Visually healthy fields may be the result of high nitrogen levels in leaves because there are fewer pods to fill with soybeans, Wiebold said in the report. The plant requires a steady flow of water moving up roots to the pods to produce beans. The prolonged drought may have caused soybean blossoms to abort and no pods for the seeds to develop.
“When there is no water, the system stops working,” Wiebold said. “That has happened in many soybean fields. We just have not experienced anything quite like this before.”
Donna Jeschke, 59, who farms about 3,600 acres with her husband, brother and nephew about 80 miles southeast of Chicago near Mazon, Illinois, said she expects the farm’s corn yields will be 50 percent below the five-year average of 190 bushels an acre, while soybean yields may fall 15 percent.

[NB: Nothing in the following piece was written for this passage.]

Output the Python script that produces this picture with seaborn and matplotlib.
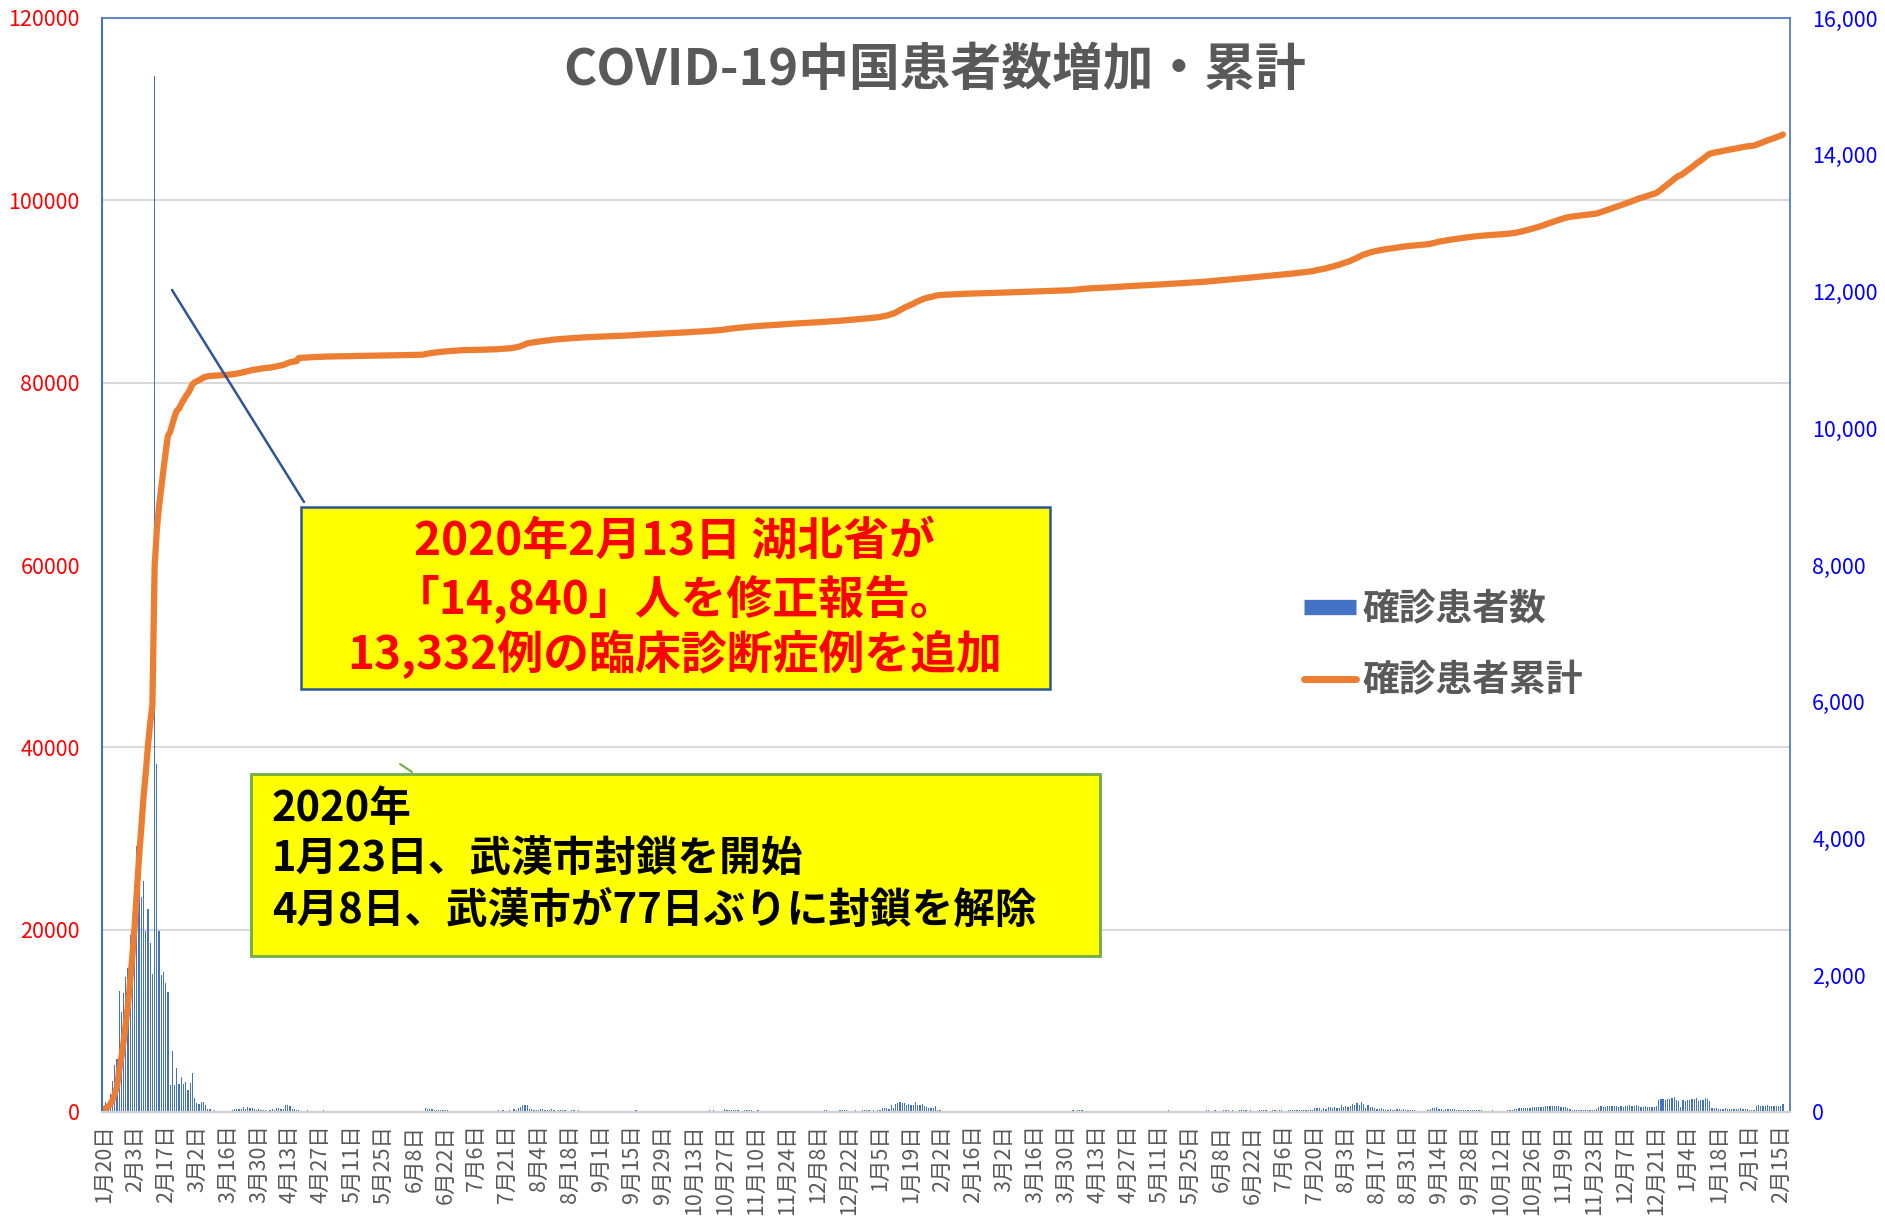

Damaged crops may not mean losses for growers as government-subsidized crop insurance and higher prices helps to partially preserve farm income, the Federal Reserve Bank of Chicago said in a report Aug. 16.
“Crop insurance will allow farmers to pay their bills and buy inputs to plant crops the next year,” Jeschke said. “Farmers have to be optimists and look ahead to better weather next year.”